Bouvet, an internationally acclaimed graphic designer, has worked with peer Stéphane Tanguy and Pierre Grand, director of cultural events company Artevia, to give birth to the festival, which aims to “democratise design” in France, and seems set to be a game-changer. The project has received the endorsement of the French State via the Ministry of Culture and Communication – another first in France.

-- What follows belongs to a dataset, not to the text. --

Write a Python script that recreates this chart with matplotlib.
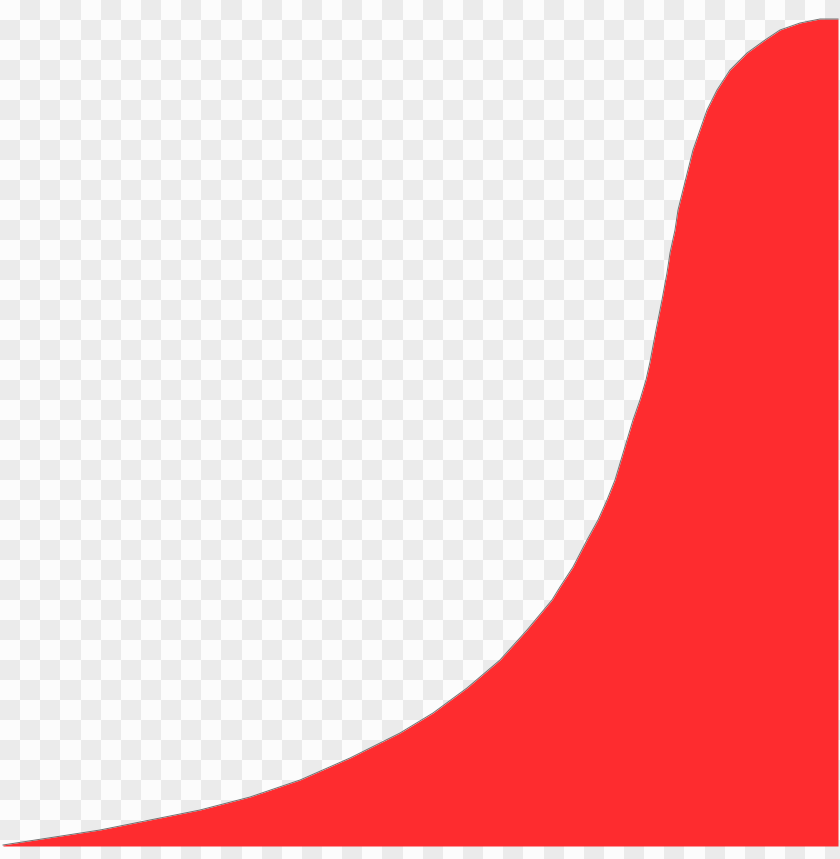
import numpy as np
import matplotlib
matplotlib.use("Agg")
import matplotlib.pyplot as plt

# curve of the red area (pixel coords, y down)
edge_x = [3, 100, 200, 250, 300, 350, 400, 433, 467, 500, 527, 552, 560, 573,
          587, 598, 607, 615, 621, 627, 633, 640, 646, 650, 656, 662, 667, 670,
          675, 678, 683, 688, 693, 700, 707, 717, 730, 747, 765, 780, 800, 820, 838]
edge_y = [845, 830, 810, 797, 780, 758, 733, 713, 688, 660, 630, 600, 587, 567,
          540, 520, 500, 480, 460, 440, 420, 400, 380, 362, 330, 300, 273, 253,
          230, 210, 190, 170, 150, 130, 110, 90, 70, 53, 40, 30, 23, 19, 19]
base_y = 846

W, H = 840, 859
cell_w, cell_h = 20.13, 20.0

fig = plt.figure(figsize=(W / 100, H / 100), dpi=100)
ax = fig.add_axes([0, 0, 1, 1])
ax.set_xlim(0, W)
ax.set_ylim(H, 0)
ax.axis("off")

# checkerboard background
xe = np.arange(0, W + cell_w, cell_w)
ye = np.arange(0, H + cell_h, cell_h)
ci, ri = np.meshgrid(np.arange(len(xe) - 1), np.arange(len(ye) - 1))
board = (ci + ri) % 2
ax.pcolormesh(xe, ye, board, cmap=matplotlib.colors.ListedColormap(["#fcfcfc", "#ebebeb"]),
              shading="flat", zorder=0)

ax.fill_between(edge_x, edge_y, base_y, color="#fe2c2f", lw=0, zorder=2)
ax.plot(edge_x, edge_y, color="#707070", lw=0.7, zorder=3, solid_joinstyle="round")

fig.savefig("out.png", dpi=100)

But it’s not just the French graphic design industry that this festival is hoping to jump-start but also Paris’s new thriving cultural district. Many of the exhibitions take place at the Docks located across the river from Bercy. The Fête du Graphisme should help secure the docks area as a throbbing hub and encourage lorries on the French autoroutes to up their game in the process.

05

Papirøen

Copenhagen

The next design district

It is arguably the most desirable piece of undeveloped real estate in Copenhagen. Papirøen, or “The Paper Island”, a 23,000 sq m man-made island, lies on the city’s harbour front between restaurant Noma and the opera house and close to the Danish architecture school. Until recently its 1960s warehouses were used to store paper but now Papirøen is transforming into a pop-up village where furniture, fashion, design and architecture firms are all taking up residence.

“Everybody thinks these old industrial buildings are ugly but I see huge charm in them,” says Klaus Kastbjerg (pictured left, above), the commercial property developer charged with bringing life to the island by the land’s owner, Copenhagen Council. “Before the whole thing gets redeveloped in 2017, we wanted to create something interesting by inviting creative companies to move in.”

Danish furniture and lighting brand &tradition will be one of the island’s most prominent tenants. It is selecting products for one of the larger warehouses and plans to fill it with smaller “houses” representing other leading Danish interior and design companies such as Dinesen wood and textile firm Kvadrat.

“It will be a showcase for our products but we also want it to be a creative showroom for businesses that share an affinity with us,” says Martin Kornbek Hansen (pictured left, bottom) of &tradition.

Already in place is Cobe Architects, who has taken a 1,000 sq m studio with gallery and exhibition space. The fashion industry is moving in too: designer Henrik Vibskov has relocated his studio there and opened a café. Calvin Klein and Tommy Hilfiger have also set up their country HQs here.

“The island is the crown jewel of Copenhagen,” says Kastbjerg. “The council would like to build housing and a cultural centre here but for now we want to have some fun with it.”